Sob esse ponto de vista, a CML merece parabéns de todos. Dos que a apoiaram e a esta obra desde o início. Dos que a combateram por razões que a razão desconhece (ou talvez não) mas que, já dela tirando evidente partido (há alguém que possa dizer mal do simples facto de agora ter mais passeio para andar a pé e passear o cão ou ter aonde andar de bicicleta?), continua a não dar o braço a torcer. Foi por isso uma decisão corajosa, ainda mais em ano de eleições, altura em que as buzinas e quem as gosta de tocar servem de instrumento ideal para o jogo político-partidário, noblesse oblige. Dito e feito. Hoje mesmo, em hora de ponta (e antes, não havia hora de ponta?) ou quando São Pedro resolve fazer das suas, ainda se fazem ouvir algumas, hoje que obra está feita e é usufruída e elogiada pelo comum dos mortais.
Mais, em duas penadas, quais efeitos colaterais subliminares, a CML arrasa com a ideia peregrina do túnel sob o Saldanha (havia até quem o propusesse como medida eleitoral, pasme-se!), e com a obra (à época, também peregrina) hoje evidentemente redundante do viaduto no Campo Pequeno (e que a prazo o tapem de terra e árvores!). Dobre-se e redobre-se o aplauso, portanto.
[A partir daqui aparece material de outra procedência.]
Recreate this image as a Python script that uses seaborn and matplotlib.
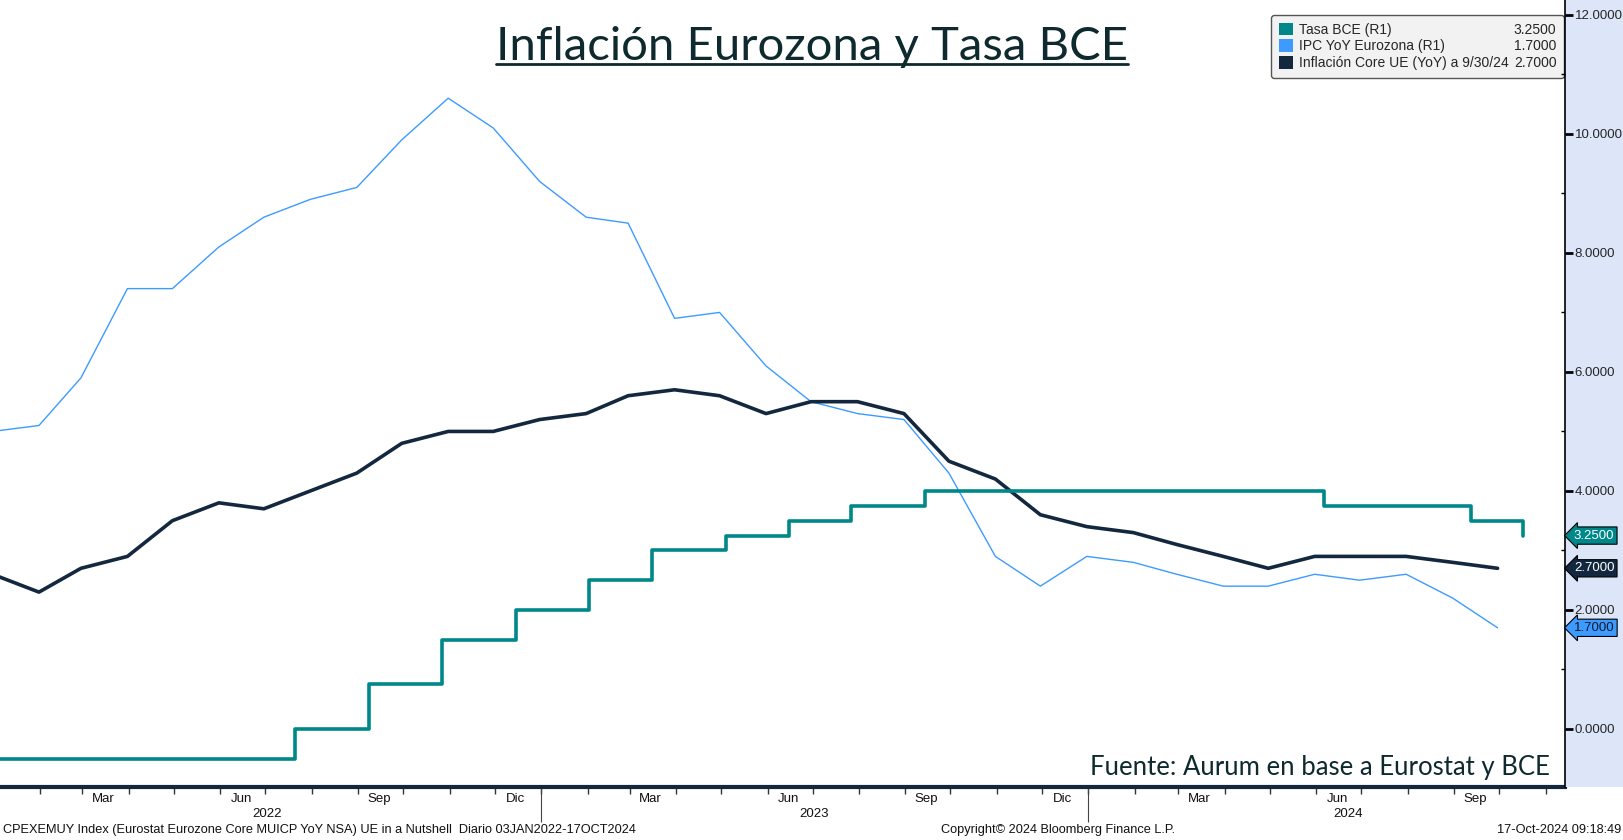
import matplotlib
matplotlib.use("Agg")
import matplotlib.dates as mdates
import matplotlib.pyplot as plt
import matplotlib.transforms as mtransforms
import pandas as pd
import seaborn as sns
from matplotlib.lines import Line2D
from matplotlib.patches import Patch
from matplotlib.ticker import FuncFormatter, NullFormatter

sns.set_style("white")
plt.rcParams['font.family'] = ['Liberation Sans', 'DejaVu Sans']

RATE_C = "#00878A"
IPC_C = "#3D9BFF"
CORE_C = "#13283F"
STRIP_C = "#DCE6F8"

# monthly prints, dated at month end (Dec-2021 .. Sep-2024)
months = pd.date_range("2021-12-31", "2024-09-30", freq="ME")
ipc_yoy = [5.0, 5.1, 5.9, 7.4, 7.4, 8.1, 8.6, 8.9, 9.1, 9.9, 10.6, 10.1, 9.2,
           8.6, 8.5, 6.9, 7.0, 6.1, 5.5, 5.3, 5.2, 4.3, 2.9, 2.4, 2.9,
           2.8, 2.6, 2.4, 2.4, 2.6, 2.5, 2.6, 2.2, 1.7]
core_yoy = [2.6, 2.3, 2.7, 2.9, 3.5, 3.8, 3.7, 4.0, 4.3, 4.8, 5.0, 5.0, 5.2,
            5.3, 5.6, 5.7, 5.6, 5.3, 5.5, 5.5, 5.3, 4.5, 4.2, 3.6, 3.4,
            3.3, 3.1, 2.9, 2.7, 2.9, 2.9, 2.9, 2.8, 2.7]

# ECB deposit rate decisions
rate_dates = pd.to_datetime([
    "2022-01-03", "2022-07-21", "2022-09-08", "2022-10-27", "2022-12-15",
    "2023-02-02", "2023-03-16", "2023-05-04", "2023-06-15", "2023-07-27",
    "2023-09-14", "2024-06-06", "2024-09-12", "2024-10-17"])
rate_vals = [-0.5, 0.0, 0.75, 1.5, 2.0, 2.5, 3.0, 3.25, 3.5, 3.75, 4.0, 3.75, 3.5, 3.25]

series_names = ["Tasa BCE (R1)", "IPC YoY Eurozona (R1)", "Inflación Core UE (YoY) a 9/30/24"]
series_last = [rate_vals[-1], ipc_yoy[-1], core_yoy[-1]]
series_colors = [RATE_C, IPC_C, CORE_C]

mes = {3: "Mar", 6: "Jun", 9: "Sep", 12: "Dic"}
year_bounds = pd.to_datetime(["2023-01-01", "2024-01-01"])
year_labels = ["2022", "2023", "2024"]
year_label_pos = pd.to_datetime(["2022-07-02", "2023-07-02", "2024-06-22"])

fig = plt.figure(figsize=(16.24, 8.4), dpi=100)
ax = fig.add_axes([0, 0.0631, 0.9637, 0.9369])

sns.lineplot(x=months, y=ipc_yoy, color=IPC_C, linewidth=1.0, ax=ax)
sns.lineplot(x=months, y=core_yoy, color=CORE_C, linewidth=2.6, ax=ax)
sns.lineplot(x=rate_dates, y=rate_vals, color=RATE_C, linewidth=2.6,
             drawstyle="steps-post", ax=ax)

ax.set_xlim(pd.Timestamp("2022-01-05"), pd.Timestamp("2024-11-14"))
ax.set_ylim(-0.975, 12.25)
ax.set_yticks([])
ax.set_xlabel("")
ax.set_ylabel("")
for s in ["left", "top", "right"]:
    ax.spines[s].set_visible(False)
ax.spines["bottom"].set_color(CORE_C)
ax.spines["bottom"].set_linewidth(3)

ax.xaxis.set_major_locator(mdates.MonthLocator())
ax.xaxis.set_major_formatter(NullFormatter())
ax.xaxis.set_minor_locator(mdates.MonthLocator(bymonth=[3, 6, 9, 12], bymonthday=15))
ax.xaxis.set_minor_formatter(FuncFormatter(lambda v, p: mes[mdates.num2date(v).month]))
ax.tick_params(axis="x", which="major", bottom=True, length=5, width=1, color="#333333")
ax.tick_params(axis="x", which="minor", bottom=True, length=0, pad=4, labelsize=9.5, labelcolor="#111111")

xt = ax.get_xaxis_transform()
ax.vlines(year_bounds, -0.0445, 0, transform=xt, clip_on=False, lw=0.8, color="#444444")
for d, lab in zip(year_label_pos, year_labels):
    ax.text(d, -0.0343, lab, transform=xt, ha="center", va="center", fontsize=9.5, color="#111111")

# legend with value column
handles = [Patch(fc=c, ec="none") for c in series_colors] + [Patch(alpha=0) for _ in series_colors]
labels = series_names + [f"{v:.4f}" for v in series_last]
leg = ax.legend(handles=handles, labels=labels, ncol=2, loc="upper right",
                bbox_to_anchor=(0.9994, 0.981), borderaxespad=0, handlelength=1.0,
                handleheight=1.0, handletextpad=0.4, columnspacing=-1.0, fontsize=10,
                frameon=True, fancybox=True, facecolor="#F2F2F2", edgecolor="#555555",
                framealpha=1, labelspacing=0.2, borderpad=0.55)

ax.text(0.9904, (787 - 768) / 787, "Fuente: Aurum en base a Eurostat y BCE",
        transform=ax.transAxes, ha="right", va="center", fontsize=18.5,
        family=["Lato", "DejaVu Sans"], color="#0E2A2F")

# right value strip
ax_r = fig.add_axes([0.9637, 0.0631, 0.0363, 0.9369], facecolor=STRIP_C)
ax_r.set_ylim(ax.get_ylim())
ax_r.set_xlim(0, 1)
ax_r.set_xticks([])
for s in ["top", "right", "bottom"]:
    ax_r.spines[s].set_visible(False)
ax_r.spines["left"].set_color("black")
ax_r.spines["left"].set_linewidth(1.2)
ax_r.yaxis.set_ticks_position("left")
ax_r.set_yticks(range(0, 13, 2))
ax_r.set_yticklabels([f"{v:.4f}" for v in range(0, 13, 2)], ha="left")
ax_r.set_yticks(range(1, 13, 2), minor=True)
ax_r.tick_params(axis="y", which="major", left=True, direction="in", length=6, width=2,
                 pad=-7, labelsize=9.5, color="black")
ax_r.tick_params(axis="y", which="minor", left=True, direction="out", length=3, width=1, color="black")

bt = mtransforms.blended_transform_factory(ax_r.transAxes, ax_r.transData)
badge_text = ["white", "#0E1A2A", "white"]
for v, c, tc in zip([rate_vals[-1], ipc_yoy[-1], core_yoy[-1]],
                    [RATE_C, IPC_C, CORE_C], badge_text):
    ax_r.text(0.15, v, f"{v:.4f}", transform=bt, ha="left", va="center", fontsize=9.5,
              color=tc, clip_on=False,
              bbox=dict(boxstyle="larrow,pad=0.2", fc=c, ec="black", lw=0.8))

# title with underline
title = fig.text(0.5, 1 - 60 / 840, "Inflación Eurozona y Tasa BCE", ha="center",
                 va="baseline", fontsize=34, family=["Lato", "DejaVu Sans"], color="#0E2A2F")
fig.canvas.draw()
bb = title.get_window_extent().transformed(fig.transFigure.inverted())
fig.add_artist(Line2D([bb.x0, bb.x1], [1 - 64 / 840] * 2, transform=fig.transFigure,
                      color="#0E2A2F", lw=2))

# footer
fig.text(3 / 1624, 1 - 830 / 840, "CPEXEMUY Index (Eurostat Eurozone Core MUICP YoY NSA) UE in a Nutshell  Diario 03JAN2022-17OCT2024",
         ha="left", va="center", fontsize=9.2, color="#111111")
fig.text(1058 / 1624, 1 - 830 / 840, "Copyright© 2024 Bloomberg Finance L.P.",
         ha="center", va="center", fontsize=9.2, color="#111111")
fig.text(1621 / 1624, 1 - 830 / 840, "17-Oct-2024 09:18:49",
         ha="right", va="center", fontsize=9.2, color="#111111")

fig.savefig("out.png", dpi=100)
Contudo, e não há bela sem senão, nesta obra do Eixo Central houve erros, alguns, poucos, graves, e muitos, de detalhe e corrigíveis. Grave foi essencialmente o abate desnecessário de várias árvores de grande porte (duas tipuanas no Saldanha e vários choupos na Av. Fontes Pereira de Melo) e desnecessário porque em resultado do “paisagismo de autor” ter ego. Corrigíveis são vários: alguns bancos colocados estupidamente em cima das ciclovias, a profusão de candeeiros “periscópio” em dessintonia evidente com os candeeiros recentes da Av. Duque d’Ávila, a colocação das barcas na calçada feita não pedra a pedra mas em bloco ligado por cimento, o excesso de placas de piso “confortável” nos passeios planos da Av. Da República, o mau dimensionamento de alguns lugares de estacionamento; tudo coisas menores, é certo, mas que se acumulam aos erros que Lisboa, estranhamente, vem somando em termos de maus detalhes em tudo quanto é obra em espaço público.
Contudo, ainda, esta obra está incompleta e para que não seja também ela potemkiniana, falta à CML cuidar da moldura edificada e dizer basta à especulação imobiliária e ao abandono declarado de vários imóveis de valor arquitectónico e histórico ainda existentes naquele eixo: o Imóvel de Interesse Público de 1909, de Rodriguez Prieto, o prédio da “esfera-armilar”, de Norte Júnior; o imponente edifício Déco, do mesmo arquitecto; o palacete Valmor, de Ventura Terra, os dois palacetes classificados do Saldanha e o prédio de transição imediatamente colado ao “hotel da manápula”, o prédio premiado de Pardal Monteiro. E obrigar a reparar os interiores e as traseiras dos prédios da Casa Xangai e do prédio ao lado da Versailles. E mandar retirar as abjectas e ilegais marquises dos prédios do Galeto e da Ceuta.
Porque continua também a faltar à CML dizer não aos monstros urbanísticos e à arquitectura dos anos 70-80 que insiste em sair de estiradores obsoletos. Já bastam aquelas coisas ditas Monumental, Residence e Evolution. Ou a coisa que vem para o gaveto com a Av. 5 de Outubro e que ainda ninguém percebeu como ali chegou, àquela esquina que tão bem rematada estava por um edifício elegante da “Lisboa Entre-Séculos”. Ou a torre de 25 andares que se anuncia para o meio daqueles prédios grafitados, deixados a apodrecer numa teia de peripécias de rasto pouco digno já com quase duas décadas de historial. Ou o outro hotel que há-de vir para a esquina da Av. António de Aguiar. Para que sejamos todos vencedores e não haja derrotados, sejam eles quem forem. E daqui por 100 anos, como será?